The stone’s history is long and adventurous. The Hope Diamond is said to have originated in India where a French gem-merchant named Jean-Baptiste Tavernier bought it in a larger cut than it is today. He deemed it the “Tavernier Blue” or the “French Blue” and sold it to King Louis XIV in 1668. King Louis XIV cut the stone and set it into a cravat-pin. His great-grandson, King Louis XV, later reset it into a more elaborate pin. The diamond was then passed to King Louis XVI, husband to Marie Antoinette.
During the French Revolution, a group of thieves broke into the Royal Storehouse and stole it, among the rest of the royal jewels, in a looting spree lasting five days. While many of the rest of the Royal jewels were recovered after, the “French Blue” was not.
The definitive stone then disappeared until 1830, when a rich London banker named Thomas Hope acquired a cut version of it, calling it the “Hope Diamond.” Since then it has changed hands several times until it was acquired by Harry Winston, who later donated it to the Smithsonian Museum. Today, you can still see the Hope Diamond on display there.
Cullinan I, or the Star of Africa
The Cullinan diamond was the largest rough-cut gem-quality diamond ever discovered. Before being cut, it weighed 3,106.75 carats. It was discovered in 1905 in what is now South Africa, in a mine belonging to Thomas Cullinan (hence the name).
The rough diamond was presented to King Edward VII of the United Kingdom before being cut into nine major pieces, each named after the mine owner. Joseph Asscher, known for the legendary Asscher cut, was given the task of cutting the diamonds. The diamond was also cut into 96 minor stones, which were used in various other less substantial pieces.
Cullinan I was the largest cut out of the rough diamond, weighing 530.2 carats. It is the second largest cut and polished diamond in the world, and the first largest clear cut and polished diamond in the world. Today, it is set in the Sovereign’s Scepter with Cross and rests with the United Kingdom’s crown jewels in the Tower of London.
The DeYoung Red Diamond
The DeYoung Red Diamond is an incredibly rare diamond because of its deep red color (slightly tinted brown) and lack of chemical impurities. Red diamonds are the rarest of all diamonds and few have been documented. The DeYoung Red was purchased by Sydney DeYoung, a Boston jewelry seller, in the early-mid 1900’s. He purchased it on a hat pin as a part of an estate jewelry collection. He and the seller had mistaken it for a garnet because of it’s rich red color. Upon inspection, however, DeYoung realized it had unusual characteristics for a garnet. It had a strange appearance and it had incredible durability considering its age. He took to a lab to be tested and discovered that it was actually a red diamond.

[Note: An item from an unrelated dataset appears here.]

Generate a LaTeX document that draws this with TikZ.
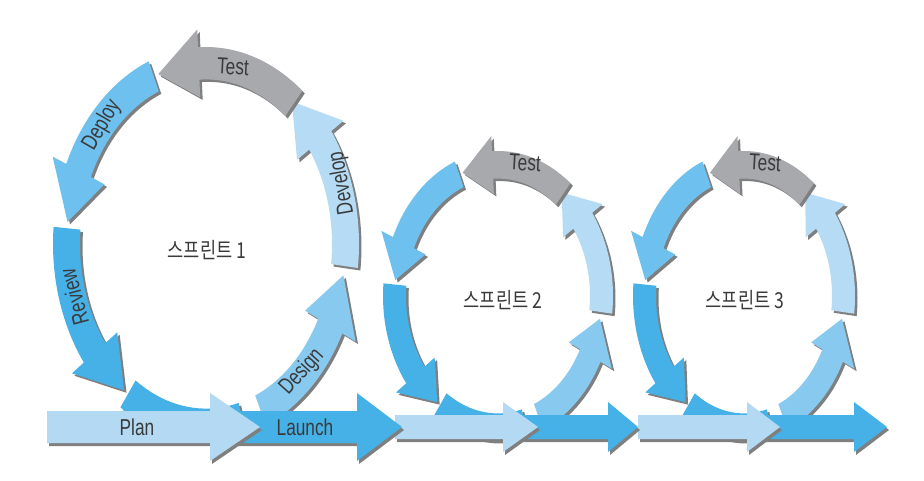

To this day, the DeYoung diamond remains the third largest red diamond at 5.03 carats (the largest is 5.11 carats). It is the only red diamond on display to the public, as it was donated to the Smithsonian after DeYoung’s death in 1986. When it arrived to the Smithsonian in 1987, it arrived though the mail in an uninsured box. It now rests behind bulletproof glass, as it is one of the rarest diamonds in the world.
The Spoonmaker’s Diamond
The Spoonmaker’s Diamond is a pear-shaped, clear 86 carat diamond surrounded by 49 old mine cut diamonds. It is housed in the Imperial Treasury exhibitions at the Topkapi Palace Museum in Istanbul, Turkey. The history of how the diamond arrived at the Topkapi Palace has long been lost and is now shrouded with legend.

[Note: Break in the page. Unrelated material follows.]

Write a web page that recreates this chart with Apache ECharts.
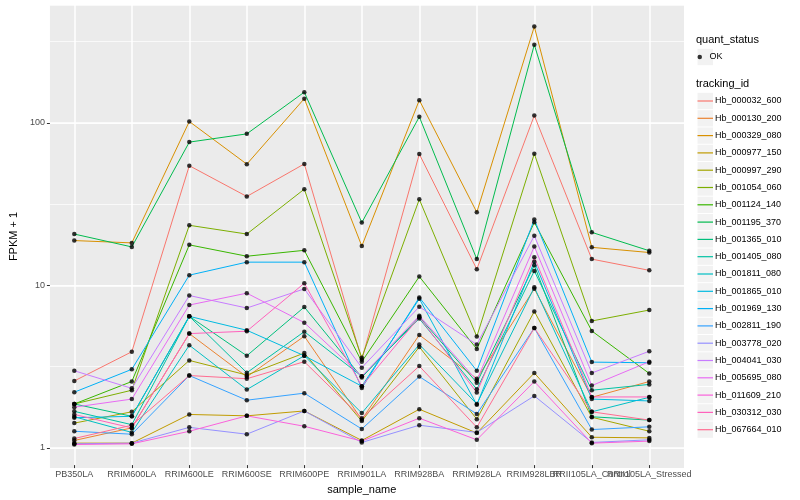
<!DOCTYPE html>
<html>
<head>
<meta charset="utf-8">
<script src="https://cdn.jsdelivr.net/npm/echarts@6/dist/echarts.min.js"></script>
<style>html,body{margin:0;padding:0;background:#fff}#c{width:800px;height:500px}</style>
</head>
<body>
<div id="c"></div>
<script>
const categories = ["PB350LA","RRIM600LA","RRIM600LE","RRIM600SE","RRIM600PE","RRIM901LA","RRIM928BA","RRIM928LA","RRIM928LBR","RRII105LA_Control","RRII105LA_Stressed"];
const yTicks = [1, 10, 100];

const Hb_000032_600 = [2.50, 3.79, 53.8, 34.7, 55.2, 3.40, 63.5, 12.3, 110, 14.2, 12.1];
const Hb_000130_200 = [1.07, 1.28, 4.91, 2.65, 4.73, 1.44, 4.82, 2.58, 9.3, 1.98, 2.48];
const Hb_000329_080 = [18.5, 17.9, 101, 55, 140, 17.1, 137, 27.7, 391, 16.8, 15.6];
const Hb_000977_150 = [1.03, 1.03, 1.55, 1.52, 1.63, 1.07, 1.67, 1.19, 2.80, 1.12, 1.11];
const Hb_000997_290 = [1.37, 1.61, 3.35, 2.72, 3.72, 1.41, 4.06, 1.45, 6.74, 1.49, 1.22];
const Hb_001054_060 = [1.80, 2.19, 23.0, 20.3, 38.5, 3.48, 33.3, 4.71, 63.8, 5.88, 6.87];
const Hb_001124_140 = [1.80, 2.48, 17.4, 14.8, 16.1, 3.29, 11.07, 3.94, 24.0, 5.1, 2.78];
const Hb_001195_370 = [20.3, 16.9, 75.3, 84.7, 153.6, 23.9, 108, 14.2, 302, 20.8, 16.0];
const Hb_001365_010 = [1.80, 1.51, 6.28, 3.58, 7.17, 2.63, 6.22, 2.44, 13.0, 1.50, 1.43];
const Hb_001405_080 = [1.62, 1.34, 6.28, 2.81, 5.05, 2.67, 6.08, 2.22, 12.0, 2.19, 2.38];
const Hb_001811_080 = [1.50, 1.20, 4.16, 2.21, 3.58, 1.58, 4.20, 1.80, 9.5, 1.61, 1.98];
const Hb_001865_010 = [1.48, 1.51, 6.28, 5.15, 3.58, 2.32, 8.07, 1.78, 13.7, 1.93, 1.88];
const Hb_001969_130 = [2.13, 2.95, 11.3, 13.6, 13.6, 2.26, 8.22, 2.89, 25.0, 3.27, 3.24];
const Hb_002811_190 = [1.22, 1.17, 2.70, 1.90, 2.10, 1.26, 2.66, 1.56, 5.32, 1.25, 1.30];
const Hb_003778_020 = [1.02, 1.03, 1.29, 1.17, 1.63, 1.04, 1.33, 1.20, 2.02, 1.04, 1.08];
const Hb_004041_030 = [2.89, 2.25, 8.45, 7.07, 9.29, 3.02, 7.20, 4.20, 19.8, 2.80, 3.82];
const Hb_005695_080 = [1.72, 1.93, 7.38, 8.74, 5.74, 2.67, 6.34, 2.52, 17.0, 2.34, 3.29];
const Hb_011609_210 = [1.01, 1.02, 1.22, 1.52, 1.31, 1.06, 1.47, 1.08, 2.48, 1.03, 1.06];
const Hb_030312_030 = [1.55, 1.28, 4.91, 5.08, 10.07, 2.32, 6.20, 2.12, 14.6, 1.99, 1.99];
const Hb_067664_010 = [1.10, 1.33, 2.70, 2.58, 3.29, 1.47, 3.09, 1.29, 5.32, 1.61, 1.43];

const seriesNames = ["Hb_000032_600","Hb_000130_200","Hb_000329_080","Hb_000977_150","Hb_000997_290","Hb_001054_060","Hb_001124_140","Hb_001195_370","Hb_001365_010","Hb_001405_080","Hb_001811_080","Hb_001865_010","Hb_001969_130","Hb_002811_190","Hb_003778_020","Hb_004041_030","Hb_005695_080","Hb_011609_210","Hb_030312_030","Hb_067664_010"];
const seriesValues = [Hb_000032_600,Hb_000130_200,Hb_000329_080,Hb_000977_150,Hb_000997_290,Hb_001054_060,Hb_001124_140,Hb_001195_370,Hb_001365_010,Hb_001405_080,Hb_001811_080,Hb_001865_010,Hb_001969_130,Hb_002811_190,Hb_003778_020,Hb_004041_030,Hb_005695_080,Hb_011609_210,Hb_030312_030,Hb_067664_010];
const palette = ["#F8766D","#EA8331","#D89000","#C09B00","#A3A500","#7CAE00","#39B600","#00BB4E","#00BF7D","#00C1A3","#00BFC4","#00BAE0","#00B0F6","#35A2FF","#9590FF","#C77CFF","#E76BF3","#FA62DB","#FF62BC","#FF6C91"];

const FONT = "Liberation Sans, Arial, Helvetica, sans-serif";
const Y_MIN = 0.753, Y_MAX = 532;
const STEP = 17.3;

const chart = echarts.init(document.getElementById('c'), null, {renderer: 'canvas'});

const lineSeries = seriesNames.map((n, i) => ({
  name: n, type: 'line', xAxisIndex: 1, yAxisIndex: 2,
  data: seriesValues[i], showSymbol: false, symbol: 'none',
  lineStyle: {width: 1, color: palette[i]}, itemStyle: {color: palette[i]},
  emphasis: {disabled: true}, z: 2
}));
const pointData = [];
seriesValues.forEach(arr => arr.forEach((v, j) => pointData.push([j, v])));

const keyRects = [];
keyRects.push({type: 'rect', shape: {x: 697.5, y: 48.35 + 0.5, width: 15.5, height: STEP - 1}, style: {fill: '#F2F2F2'}, silent: true});
for (let i = 0; i < seriesNames.length; i++) {
  keyRects.push({type: 'rect', shape: {x: 697.5, y: 92.35 + i * STEP + 0.5, width: 15.5, height: STEP - 1}, style: {fill: '#F2F2F2'}, silent: true});
}

const option = {
  animation: false,
  backgroundColor: '#ffffff',
  color: palette,
  textStyle: {fontFamily: FONT},
  grid: [
    {left: 40, right: 116, top: 5, bottom: 32, show: true, backgroundColor: '#EBEBEB', borderWidth: 0},
    {left: 74.3, right: 150.7, top: 5, bottom: 32, show: false}
  ],
  xAxis: [
    {gridIndex: 0, type: 'value', min: 0, max: 1, show: false},
    {gridIndex: 1, type: 'category', data: categories, boundaryGap: false,
     axisLine: {show: false},
     axisTick: {show: true, length: 3, lineStyle: {color: '#333333', width: 1}},
     axisLabel: {interval: 0, margin: 5, fontSize: 9, color: '#4D4D4D', fontFamily: FONT},
     splitLine: {show: true, lineStyle: {color: '#FFFFFF', width: 1.5}},
     name: 'sample_name', nameLocation: 'middle', nameGap: 15,
     nameTextStyle: {fontSize: 11, color: '#000000', fontFamily: FONT}}
  ],
  yAxis: [
    {gridIndex: 0, type: 'log', logBase: 10, min: Y_MIN, max: Y_MAX, position: 'left',
     axisLine: {show: false},
     axisTick: {show: true, length: 3, lineStyle: {color: '#333333', width: 1}, customValues: yTicks},
     axisLabel: {margin: 5, fontSize: 9, color: '#4D4D4D', fontFamily: FONT, customValues: yTicks},
     splitLine: {show: true, lineStyle: {color: '#FFFFFF', width: 1.5}},
     name: 'FPKM + 1', nameLocation: 'middle', nameGap: 20,
     nameTextStyle: {fontSize: 11, color: '#000000', fontFamily: FONT}},
    {gridIndex: 0, type: 'log', logBase: Math.sqrt(10), min: Y_MIN, max: Y_MAX, position: 'right',
     axisLine: {show: false}, axisTick: {show: false}, axisLabel: {show: false},
     splitLine: {show: true, lineStyle: {color: '#FFFFFF', width: 0.7}}},
    {gridIndex: 1, type: 'log', logBase: 10, min: Y_MIN, max: Y_MAX, show: false,
     splitLine: {show: false}}
  ],
  legend: [
    {data: ['OK'], orient: 'vertical', left: 697.5, top: 48.35, padding: 0, itemGap: 0,
     itemWidth: 15.5, itemHeight: 4.5, icon: 'circle', selectedMode: false,
     textStyle: {fontSize: 9, lineHeight: STEP, color: '#000000', fontFamily: FONT, padding: [0,0,0,-3]}},
    {data: seriesNames, orient: 'vertical', left: 697.5, top: 92.35, padding: 0, itemGap: 0,
     itemWidth: 15.5, itemHeight: 1.2, icon: 'rect',
     textStyle: {fontSize: 9, lineHeight: STEP, color: '#000000', fontFamily: FONT, padding: [0,0,0,-3]}}
  ],
  graphic: [
    {type: 'text', left: 696, top: 34.5, style: {text: 'quant_status', fontSize: 11, fill: '#000000', font: '11px ' + FONT}},
    {type: 'text', left: 696, top: 78, style: {text: 'tracking_id', fontSize: 11, fill: '#000000', font: '11px ' + FONT}},
    ...keyRects
  ],
  series: [
    ...lineSeries,
    {name: 'OK', type: 'scatter', xAxisIndex: 1, yAxisIndex: 2, data: pointData,
     symbol: 'circle', symbolSize: 4.5, itemStyle: {color: '#000000'},
     emphasis: {disabled: true}, z: 3}
  ]
};
chart.setOption(option);
</script>
</body>
</html>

The most prominent legend tells of a poor fisherman who was walking along the beach in Istanbul when he came across a shiny stone in a pile of others. He picked it up and turned it over in his multiple times before pocketing it. Days later, he stopped into a jeweler’s market and showed it to the first jeweler he came across. The jeweler glanced at and shrugged it off, insisting it was glass. However, expressing him pity, he offered to take it off the fisherman’s hands for three spoons. The fisherman was disappointed but felt that the jeweler was showing him a kindness, so he accepted the offer. He left, leaving the stone and taking the spoons with him. The jeweler later sold what we know to be the Spoonmaker’s diamond to the vizier of the Sultan.
While this account may or may not be true, the legend reveals how the diamond got its unusual name. Like many other exceptional diamonds, the story is as fascinating as the stone itself.